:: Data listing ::
::::
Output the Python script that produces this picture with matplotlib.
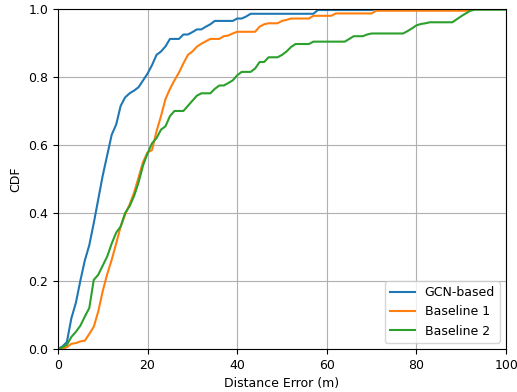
import numpy as np
from matplotlib import pyplot as plt

# distance error samples (m), one per metre
dist = np.arange(0, 101)

gcn = [0, 0.007, 0.02, 0.09, 0.135, 0.2, 0.26, 0.305, 0.37, 0.44,
       0.51, 0.57, 0.63, 0.66, 0.715, 0.74, 0.752, 0.76, 0.77, 0.79,
       0.81, 0.835, 0.865, 0.875, 0.89, 0.912, 0.912, 0.912, 0.925, 0.925,
       0.932, 0.94, 0.94, 0.948, 0.955, 0.965, 0.965, 0.965, 0.965, 0.965,
       0.972, 0.972, 0.978] + [0.986] * 15 + [0.997] * 13 + [1.0] * 30

base1 = [0, 0, 0.005, 0.015, 0.017, 0.022, 0.024, 0.044, 0.065, 0.11,
         0.17, 0.22, 0.262, 0.31, 0.36, 0.395, 0.425, 0.46, 0.505, 0.55,
         0.578, 0.585, 0.64, 0.685, 0.735, 0.765, 0.79, 0.813, 0.84, 0.865,
         0.875, 0.889, 0.898, 0.905, 0.912, 0.912, 0.912, 0.92, 0.922, 0.928,
         0.933, 0.933, 0.933, 0.933, 0.933, 0.948, 0.955, 0.958, 0.958, 0.958,
         0.965, 0.968, 0.972, 0.972, 0.972, 0.972, 0.972, 0.98, 0.98, 0.98,
         0.98, 0.98] + [0.987] * 9 + [0.995] * 22 + [1.0] * 8

base2 = [0, 0.005, 0.012, 0.035, 0.05, 0.068, 0.095, 0.12, 0.203, 0.218,
         0.245, 0.272, 0.31, 0.342, 0.36, 0.4, 0.42, 0.45, 0.49, 0.54,
         0.575, 0.605, 0.62, 0.645, 0.655, 0.685, 0.7, 0.7, 0.7, 0.715,
         0.73, 0.745, 0.752, 0.752, 0.752, 0.765, 0.775, 0.775, 0.782, 0.79,
         0.805, 0.815, 0.815, 0.815, 0.825, 0.844, 0.844, 0.858, 0.858, 0.858,
         0.865, 0.875, 0.888, 0.897, 0.897, 0.897, 0.897, 0.904, 0.904, 0.904,
         0.904, 0.904, 0.904, 0.904, 0.904, 0.912, 0.92, 0.92, 0.92, 0.925,
         0.928, 0.928, 0.928, 0.928, 0.928, 0.928, 0.928, 0.928, 0.935, 0.943,
         0.952, 0.956, 0.958, 0.961, 0.961, 0.961, 0.961, 0.961, 0.961, 0.97,
         0.979, 0.987, 0.995] + [0.998] * 8

plt.rcParams['font.size'] = 9

fig = plt.figure(figsize=(5.17, 3.92), dpi=100)
ax = fig.add_subplot(111)
fig.subplots_adjust(left=0.112, right=0.979, top=0.977, bottom=0.110)

ax.plot(dist, gcn, label="GCN-based")
ax.plot(dist, base1, label="Baseline 1")
ax.plot(dist, base2, label="Baseline 2")

ax.set_xlim(0, 100)
ax.set_ylim(0, 1.0)
ax.set_xlabel("Distance Error (m)")
ax.set_ylabel("CDF")
ax.grid(True)
ax.legend(loc="lower right")

plt.savefig("out.png", dpi=100)
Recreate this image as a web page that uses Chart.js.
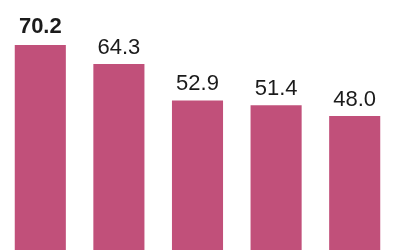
::::
:: Work to be completed ::
Excluding the pictures, restate the records above word for word.

:: Exercise result ::
Output the Python script that produces this picture with matplotlib.
import numpy as np
from matplotlib import pyplot as plt

# distance error samples (m), one per metre
dist = np.arange(0, 101)

gcn = [0, 0.007, 0.02, 0.09, 0.135, 0.2, 0.26, 0.305, 0.37, 0.44,
       0.51, 0.57, 0.63, 0.66, 0.715, 0.74, 0.752, 0.76, 0.77, 0.79,
       0.81, 0.835, 0.865, 0.875, 0.89, 0.912, 0.912, 0.912, 0.925, 0.925,
       0.932, 0.94, 0.94, 0.948, 0.955, 0.965, 0.965, 0.965, 0.965, 0.965,
       0.972, 0.972, 0.978] + [0.986] * 15 + [0.997] * 13 + [1.0] * 30

base1 = [0, 0, 0.005, 0.015, 0.017, 0.022, 0.024, 0.044, 0.065, 0.11,
         0.17, 0.22, 0.262, 0.31, 0.36, 0.395, 0.425, 0.46, 0.505, 0.55,
         0.578, 0.585, 0.64, 0.685, 0.735, 0.765, 0.79, 0.813, 0.84, 0.865,
         0.875, 0.889, 0.898, 0.905, 0.912, 0.912, 0.912, 0.92, 0.922, 0.928,
         0.933, 0.933, 0.933, 0.933, 0.933, 0.948, 0.955, 0.958, 0.958, 0.958,
         0.965, 0.968, 0.972, 0.972, 0.972, 0.972, 0.972, 0.98, 0.98, 0.98,
         0.98, 0.98] + [0.987] * 9 + [0.995] * 22 + [1.0] * 8

base2 = [0, 0.005, 0.012, 0.035, 0.05, 0.068, 0.095, 0.12, 0.203, 0.218,
         0.245, 0.272, 0.31, 0.342, 0.36, 0.4, 0.42, 0.45, 0.49, 0.54,
         0.575, 0.605, 0.62, 0.645, 0.655, 0.685, 0.7, 0.7, 0.7, 0.715,
         0.73, 0.745, 0.752, 0.752, 0.752, 0.765, 0.775, 0.775, 0.782, 0.79,
         0.805, 0.815, 0.815, 0.815, 0.825, 0.844, 0.844, 0.858, 0.858, 0.858,
         0.865, 0.875, 0.888, 0.897, 0.897, 0.897, 0.897, 0.904, 0.904, 0.904,
         0.904, 0.904, 0.904, 0.904, 0.904, 0.912, 0.92, 0.92, 0.92, 0.925,
         0.928, 0.928, 0.928, 0.928, 0.928, 0.928, 0.928, 0.928, 0.935, 0.943,
         0.952, 0.956, 0.958, 0.961, 0.961, 0.961, 0.961, 0.961, 0.961, 0.97,
         0.979, 0.987, 0.995] + [0.998] * 8

plt.rcParams['font.size'] = 9

fig = plt.figure(figsize=(5.17, 3.92), dpi=100)
ax = fig.add_subplot(111)
fig.subplots_adjust(left=0.112, right=0.979, top=0.977, bottom=0.110)

ax.plot(dist, gcn, label="GCN-based")
ax.plot(dist, base1, label="Baseline 1")
ax.plot(dist, base2, label="Baseline 2")

ax.set_xlim(0, 100)
ax.set_ylim(0, 1.0)
ax.set_xlabel("Distance Error (m)")
ax.set_ylabel("CDF")
ax.grid(True)
ax.legend(loc="lower right")

plt.savefig("out.png", dpi=100)
Recreate this image as a web page that uses Chart.js.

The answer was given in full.